Wednesday, October 23, 2013

England, Day 5: More from Grantchester

Grantchester: where to begin? Perhaps the best place is here, at the Old Vicarage. This is where Rupert Brooke had a rented room, and the place he wrote about in his poem, aptly titled "The Old Vicarage, Grantchester."
 His room, I believe, was in the vine-covered section to the right in the photo above. I doubt there was such a sweep of drive in his time, but perhaps there was; perhaps it was a carriageway. The Old Vicarage is now the home of the author Jeffrey Archer and his wife Mary. Archer has been steeped in scandal over the years (and spent time in jail for perjury), but his books continue to be best sellers, and his wife has stayed by his side through it all.

Striking red vines cover the brick walls surrounding the Archer's home. The lush described by Brooke in his poem is still evident in Grantchester
 The curving road just outside the vicarage gates is unusually quiet in this photo. Large trucks, bicyclists and cars passed with great regularity while we were walking, and I was impressed at the way they all avoided each other on this narrow road. My West Virginia roads are certainly narrow too, but don't see the volume of traffic generally as this road seems to handle.

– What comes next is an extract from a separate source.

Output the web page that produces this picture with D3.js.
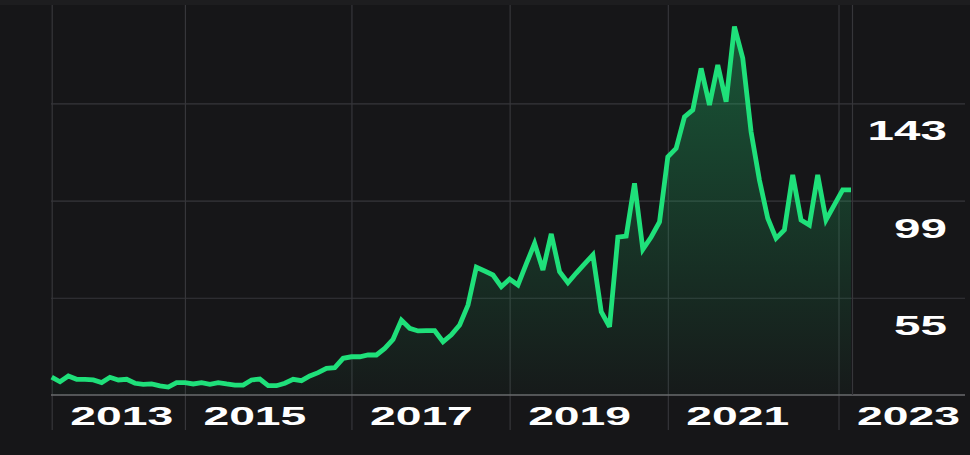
<!DOCTYPE html>
<html>
<head>
<meta charset="utf-8">
<style>
  html, body { margin: 0; padding: 0; background: #161618; }
  svg { display: block; }
  .label {
    font-family: "Liberation Sans", Arial, sans-serif;
    font-weight: bold;
    fill: #ffffff;
  }
</style>
</head>
<body>
<svg id="chart" width="970" height="455"></svg>
<script src="https://cdn.jsdelivr.net/npm/d3@7"></script>
<script>
// price points, oldest first
const prices = [
  19.1, 17.0, 19.6, 18.1, 18.1, 17.8, 16.6, 19.0, 17.8, 18.1,
  16.3, 15.8, 16.0, 15.1, 14.6, 16.6, 16.6, 16.0, 16.6, 15.8,
  16.6, 16.0, 15.5, 15.5, 17.8, 18.2, 15.2, 15.2, 16.3, 18.1,
  17.5, 19.6, 21.1, 23.1, 23.4, 27.6, 28.3, 28.3, 29.1, 29.1,
  32.1, 36.2, 44.9, 41.2, 40.0, 40.1, 40.1, 35.1, 38.2, 42.7,
  51.7, 68.8, 67.1, 65.3, 60.0, 63.5, 60.8, 70.3, 79.6, 67.6,
  83.9, 66.8, 61.8, 66.2, 70.3, 74.4, 48.7, 41.9, 82.4, 82.9,
  106.8, 76.9, 82.5, 89.3, 118.8, 122.6, 136.9, 140.0, 158.8, 142.2,
  160.3, 143.7, 177.7, 163.4, 130.1, 108.3, 91.0, 81.9, 85.7, 110.6,
  90.2, 87.9, 110.6, 90.2, 97.0, 103.8, 103.8
];

const yearLabels = ["2013", "2015", "2017", "2019", "2021", "2023"];
// where each year gridline falls, as a position in the price list
const yearIndex = [0, 16, 36, 55, 74, 94.5];
const priceTicks = [55, 99, 143];
const baseValue = 11;

const width = 970;
const height = 455;

const svg = d3.select("#chart");

const x = d3.scaleLinear()
  .domain([0, prices.length - 1])
  .range([51.7, 851]);
const y = d3.scaleLinear()
  .domain([baseValue, d3.max(priceTicks)])
  .range([395, 103.3]);

// faint frame strip along the top
svg.append("rect")
  .attr("width", width)
  .attr("height", 5)
  .attr("fill", "#1d1d1f");

const defs = svg.append("defs");
const grad = defs.append("linearGradient")
  .attr("id", "fade")
  .attr("gradientUnits", "userSpaceOnUse")
  .attr("x1", 0).attr("x2", 0)
  .attr("y1", y(d3.max(prices)))
  .attr("y2", y(baseValue));
grad.append("stop").attr("offset", 0).attr("stop-color", "#1fe07a").attr("stop-opacity", 0.32);
grad.append("stop").attr("offset", 1).attr("stop-color", "#1fe07a").attr("stop-opacity", 0.02);

// vertical year grid + labels
const xAxis = d3.axisBottom(x)
  .tickValues(yearIndex)
  .tickSize(-(430 - 5))
  .tickFormat((d, i) => yearLabels[i]);

svg.append("g")
  .attr("class", "x-axis")
  .attr("transform", "translate(0, 430)")
  .call(xAxis)
  .call((g) => {
    g.select(".domain").remove();
    g.selectAll(".tick line").attr("stroke", "#36363a").attr("stroke-width", 1.2);
    g.selectAll(".tick text")
      .attr("class", "label")
      .attr("font-size", 26)
      .attr("text-anchor", "start")
      .attr("x", null).attr("y", null).attr("dy", null)
      .attr("transform", "translate(18, -5) scale(1.78, 1)");
  });

// horizontal price grid + labels
const yAxis = d3.axisRight(y)
  .tickValues(priceTicks)
  .tickSize(965 - 51);

svg.append("g")
  .attr("class", "y-axis")
  .attr("transform", "translate(51, 0)")
  .call(yAxis)
  .call((g) => {
    g.select(".domain").remove();
    g.selectAll(".tick line").attr("stroke", "#36363a").attr("stroke-width", 1.2);
    g.selectAll(".tick text")
      .attr("class", "label")
      .attr("font-size", 28)
      .attr("text-anchor", "end")
      .attr("x", null).attr("dy", null)
      .attr("transform", `translate(${947 - 51}, 36.5) scale(1.7, 1)`);
  });

// base line
svg.append("line")
  .attr("x1", 51).attr("x2", 965)
  .attr("y1", y(baseValue)).attr("y2", y(baseValue))
  .attr("stroke", "#6a6a6d")
  .attr("stroke-width", 1.3);

// marker at the latest point
svg.append("line")
  .attr("x1", x(prices.length - 1) + 1.5).attr("x2", x(prices.length - 1) + 1.5)
  .attr("y1", 5).attr("y2", y(baseValue))
  .attr("stroke", "#36363a")
  .attr("stroke-width", 1.2);

const area = d3.area()
  .x((d, i) => x(i))
  .y0(y(baseValue))
  .y1((d) => y(d));

const line = d3.line()
  .x((d, i) => x(i))
  .y((d) => y(d));

svg.append("path")
  .datum(prices)
  .attr("d", area)
  .attr("fill", "url(#fade)");

svg.append("path")
  .datum(prices)
  .attr("d", line)
  .attr("fill", "none")
  .attr("stroke", "#1fe07a")
  .attr("stroke-width", 4.8)
  .attr("stroke-linejoin", "miter")
  .attr("stroke-miterlimit", 3)
  .attr("stroke-linecap", "butt");
</script>
</body>
</html>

Down a public pathway, and behind the vicarage, we found this idyllic spot, the water described in Brookes' poem:

And here is the old mill he referred to in his 1912 poem, still standing and in apparently good repair, although it is no longer an operating mill.
 
Willows and water, so peaceful and timeless.

 
Before leaving on Sunday we took another walk with cousin Les, this time along the river to see Byron's Pool. According to legend, Lord Byron came here as a student to bathe in the river. The area is now a public area, with little piers built for fishing and excellent walking paths.



And here is Byron's Pool:

 
Along the walkway, we saw this marker:

 
It looked like a grave marker, but Les said it was most likely a memorial to someone who loved to come here to walk. This is similar to our American roadside memorials that have become so commonplace in the last 20 years; they spring up wherever someone lost their lives. In England, as I understood it, a memorial can be placed at a favorite location (perhaps for a few--I would imagine there might be a charge for this privilege).
 
 
And this lovely walk spelled the end of our time in England. We were soon on the plane and flying to Ireland. Before I go there, though, I'll have a few more remebrances of England to share.

3 comments:

Sue said...

So charming and picturesque. I need to visit England again.

=)

Michelle said...

Such idyllic scenes. I am looking forward to seeing more AND of Ireland!

Rowan said...

Glad you managed to visit Grantchester - I must try and go there myself one of these days.